“A young company with a desire for BIG impact.”
By Nicole Oveisi
American Geographical Society (AGS) had the opportunity to sit down with Impact Observatory (IO) to learn about the innovative ways the new company is helping in the global fight against climate change. IO is a mission-driven technology company, bringing together AI-powered data, sustainability and environmental monitoring risk analysis to support governments, civil society, companies, and markets.
With the evolution of conservation over the next five years, and climate impacting all aspects of business and civil society, IO is leading the way in bringing science-driven technology to the public good, government, and commercial sectors. Dr. Steve Brumby, Co-founder and CEO/CTO, explained that environmental health is IO’s top priority, noting, “The world is changing and big decisions need to be made now. Business as usual can lead to a catastrophic future, so we need actionable data to guide climate mitigation efforts.”
This young but impactful company is bringing climate change mitigation to senior decision-makers, providing the toolsets needed to analyze environmental data. From restoring biodiversity to increasing food security, IO has the tools to affect positive change across the world. With very powerful AI algorithms and software tools, their products deliver on-demand insights that can be globally scaled. As Dr. Brumby puts it, “Folks are trying to save the planet… Impact Observatory provides the insights necessary to do that.”
Before starting IO, co-founders Dr. Brumby, Ms. Sam Hyde, and Mr. John Barabino worked together at the National Geographic Society where they built the world’s largest dataset of human-labeled pixels (over 1,000 times larger than the next dataset).The dataset that they helped create (and still use and advance at IO) teaches AI systems to turn satellite images directly into maps.
Although the data-driven company is barely a year old, technological feats from IO’s system have pioneered the way scalable climate action is understood. At the 2020 United Nations General Assembly Week, preliminary results were showcased while talks were held by a number of countries using IO’s system with the UN Biodiversity Lab. Their AI algorithms are assisting projects (including Costa Rica’s Mapping Hope initiative) to attain real-time pictures of the world–a capability that would expand their customers’ ability to support data-driven decision-making.
1st image: Alaska, U.S.; 2nd image: Central Luzon, Philippines
Impact Observatory’s AI-powered technologies transform geospatial land use, land cover and change data—anywhere on Earth—into fully automated and analysis-ready dashboards. The interactive visualizations accurately gauge science data from carbon emissions to climate risk. The above images show historical fire activity (top left), biodiversity intactness (top right) terrestrial carbon density (bottom left) and land cover (bottom right).

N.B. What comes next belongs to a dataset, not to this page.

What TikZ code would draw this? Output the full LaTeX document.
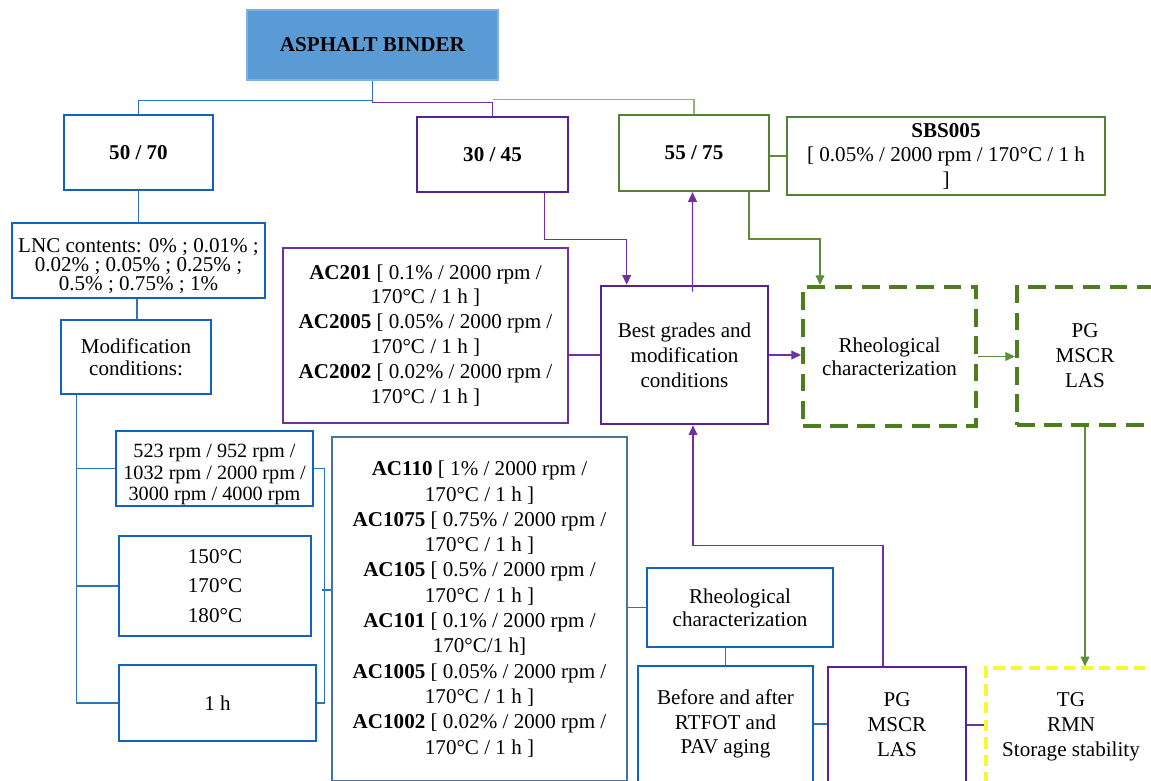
\documentclass[tikz,border=0pt]{standalone}
\usepackage{fontspec}
\setmainfont{Liberation Serif}
\usepackage{tikz}
\usetikzlibrary{arrows.meta,calc}
\definecolor{binderfill}{RGB}{91,155,213}
\definecolor{binderedge}{RGB}{125,177,225}
\definecolor{boxblue}{RGB}{18,98,190}
\definecolor{lineblue}{RGB}{46,117,182}
\definecolor{slateblue}{RGB}{70,115,160}
\definecolor{boxviolet}{RGB}{86,34,150}
\definecolor{lineviolet}{RGB}{112,48,160}
\definecolor{boxgreen}{RGB}{84,130,53}
\definecolor{linegreen}{RGB}{95,140,60}
\definecolor{lightolive}{RGB}{150,178,115}
\definecolor{dashgreen}{RGB}{78,125,30}
\definecolor{dashyellow}{RGB}{248,248,50}

\begin{document}
\begin{tikzpicture}[x=0.02cm, y=-0.02cm,
  every node/.style={font=\fontsize{12}{14.2}\selectfont, align=center, inner sep=0pt, fill=white},
  sz/.style 2 args={minimum width=#1*0.02cm, minimum height=#2*0.02cm},
  binderbox/.style={fill=binderfill, draw=binderedge, line width=0.6pt},
  bluebox/.style={draw=boxblue, line width=1.6pt},
  violetbox/.style={draw=boxviolet, line width=1.5pt},
  greenbox/.style={draw=boxgreen, line width=1.3pt},
  thinviolet/.style={draw=lineviolet, line width=0.7pt},
  thinblue/.style={draw=slateblue, line width=0.7pt},
  dashgreenbox/.style={draw=dashgreen, line width=2.3pt, dash pattern=on 10pt off 5.5pt},
  dashyellowbox/.style={draw=dashyellow, line width=1.9pt, dash pattern=on 6.5pt off 3.5pt},
  blueline/.style={draw=lineblue, line width=0.8pt},
  violetline/.style={draw=lineviolet, line width=0.75pt},
  greenline/.style={draw=linegreen, line width=0.75pt},
  oliveline/.style={draw=lightolive, line width=0.75pt},
  arr/.style={-{Triangle[length=5.5pt,width=5pt]}}]
  \clip (0,0) rectangle (1151,780);
  \fill[white] (0,0) rectangle (1151,780);
  \node[binderbox, sz={251}{70}] (binder) at (372.5,45) {\textbf{ASPHALT BINDER}};
  \node[bluebox, sz={149}{75}] (g5070) at (138.5,152.5) {\textbf{50 / 70}};
  \node[violetbox, sz={151}{75}] (g3045) at (492.5,154.5) {\textbf{30 / 45}};
  \node[greenbox, sz={150}{76}] (g5575) at (694,153) {\textbf{55 / 75}};
  \node[greenbox, sz={318}{78}, font=\fontsize{12}{14}\selectfont] (sbs) at (946,156) {\textbf{SBS005}\\{}[ 0.05\% / 2000 rpm / 170°C / 1 h\\ ]};
  \node[bluebox, sz={253}{75}, font={\fontsize{12}{11}\selectfont\lineskiplimit=-10pt}] (lnc) at (138.5,260.5) {\rule{0pt}{14.5pt}LNC contents: 0\% ; 0.01\% ;\\ 0.02\% ; 0.05\% ; 0.25\% ;\\ 0.5\% ; 0.75\% ; 1\%};
  \node[bluebox, sz={150}{74}, font=\fontsize{12}{12.5}\selectfont] (modc) at (136,357) {Modification\\ conditions:};
  \node[thinviolet, sz={285}{175}] (ac20) at (425.5,335.5) {\textbf{AC201} [ 0.1\% / 2000 rpm /\\ 170°C / 1 h ]\\ \textbf{AC2005} [ 0.05\% / 2000 rpm /\\ 170°C / 1 h ]\\ \textbf{AC2002} [ 0.02\% / 2000 rpm /\\ 170°C / 1 h ]};
  \node[violetbox, sz={167}{138}] (best) at (684.5,355) {Best grades and\\ modification\\ conditions};
  \node[dashgreenbox, sz={173}{139}, font=\fontsize{12}{13}\selectfont] (rheoA) at (889.5,356.5) {Rheological\\ characterization};
  \node[dashgreenbox, sz={136}{138}] (pgA) at (1085,356) {PG\\ MSCR\\ LAS};
  \node[bluebox, sz={197}{75}, font={\fontsize{11.5}{12.2}\selectfont\lineskiplimit=-10pt}] (rpm) at (214.5,468.5) {\rule{0pt}{14.5pt}523 rpm / 952 rpm /\\ 1032 rpm / 2000 rpm /\\ 3000 rpm / 4000 rpm};
  \node[bluebox, sz={192}{100}, font=\fontsize{12}{17}\selectfont] (temp) at (215,586) {150°C\\ 170°C\\ 180°C};
  \node[bluebox, sz={197}{76}] (hour) at (217.5,703) {1 h};
  \node[thinblue, sz={295}{344}, font=\fontsize{12}{14.4}\selectfont] (ac10) at (479.5,609) {\textbf{AC110} [ 1\% / 2000 rpm /\\ 170°C / 1 h ]\\ \textbf{AC1075} [ 0.75\% / 2000 rpm /\\ 170°C / 1 h ]\\ \textbf{AC105} [ 0.5\% / 2000 rpm /\\ 170°C / 1 h ]\\ \textbf{AC101} [ 0.1\% / 2000 rpm /\\ 170°C/1 h]\\ \textbf{AC1005} [ 0.05\% / 2000 rpm /\\ 170°C / 1 h ]\\ \textbf{AC1002} [ 0.02\% / 2000 rpm /\\ 170°C / 1 h ]};
  \node[bluebox, sz={186}{79}, font=\fontsize{12}{13}\selectfont] (rheoB) at (740,607.5) {Rheological\\ characterization};
  \node[bluebox, sz={175}{116}, font=\fontsize{12}{13.9}\selectfont] (aging) at (725.5,724) {Before and after\\ RTFOT and\\ PAV aging};
  \node[violetbox, sz={138}{116}] (pgB) at (897,725) {PG\\ MSCR\\ LAS};
  \node[dashyellowbox, sz={170}{118}] (tg) at (1071,727) {TG\\ RMN\\ Storage stability};
  \draw[oliveline] ($(g3045.north)+(0,-16)$) -| (g5575.north);
  \draw[violetline] (binder.south) -- ++(0,22) -| (g3045.north);
  \draw[blueline] (binder.south) -- ++(0,20) -| (g5070.north);
  \draw[blueline] (g5070.south) -- (lnc.north);
  \draw[blueline] ($(lnc.south)+(-1.5,0)$) -- ($(modc.north)+(1,0)$);
  \draw[blueline] ($(modc.south west)+(17,0)$) |- (rpm.west);
  \draw[blueline] ($(modc.south west)+(17,0)$) |- (temp.west);
  \draw[blueline] ($(modc.south west)+(17,0)$) |- (hour.west);
  \draw[blueline] (rpm.east) -- ++(10,0) |- (hour.east);
  \draw[blueline] ($(ac10.west)+(0,-19)$) -- ++(-9,0);
  \draw[violetline] (best.west -| ac20.east) -- (best.west);
  \draw[violetline, arr] ($(g3045.south)+(52,0)$) -- ++(0,46) -| ($(best.north west)+(27,0)$);
  \draw[violetline, arr] ($(best.north)+(8,7)$) -- ($(g5575.south)+(-1.5,0)$);
  \draw[greenline, arr] ($(g5575.south)+(55,0)$) -- ++(0,47) -| ($(rheoA.north west)+(19,0)$);
  \draw[greenline] (sbs.west -| g5575.east) -- (sbs.west);
  \draw[violetline, arr] (best.east) -- (best.east -| rheoA.west);
  \draw[greenline, arr] (rheoA.east) -- (rheoA.east -| pgA.west);
  \draw[greenline, arr] (pgA.south) -- (pgA.south |- tg.north);
  \draw[blueline] (rheoB.west -| ac10.east) -- (rheoB.west);
  \draw[blueline] (aging.north |- rheoB.south) -- (aging.north);
  \draw[blueline] (aging.east) -- (aging.east -| pgB.west);
  \draw[violetline] (pgB.east) -- (pgB.east -| tg.west);
  \draw[violetline, arr] ($(pgB.north)+(-14,0)$) -- ++(0,-120) -| ($(best.south)+(8.5,0)$);
\end{tikzpicture}
\end{document}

So, what does the future hold for this growing industry? There has been a noticeable uptick in the commercial data sector, with real breakthroughs coming from turning satellite data into insight. More companies could leverage the power of geospatial information but need the data and tools to provide that insight on-demand, and that is precisely what IO offers. As the geography discipline evolves, to really participate in the cutting edge of the field, Dr. Brumby strongly urges students to learn to code as it would “open the door to bring geographic data to a global level, while also introducing the spatial technologies at a local scale.”
As the U.S. rejoins the Paris Accords, IO recognizes that there is a major opportunity for the country to double down on its leadership role in the world in helping understand the risks and opportunities provided by climate change. For many U.S. government organizations that are now looking to understand, anticipate and plan for climate change, there is a real need for the type of data-driven insights that IO is hoping to bring to the market, and IO hopes to be a part of moving the U.S. forward in its leadership role.
We would like to thank Impact Observatory for advancing AGS’ mission in helping a variety of stakeholders to understand the importance of geographic knowledge and look forward to seeing IO’s mission come to fruition.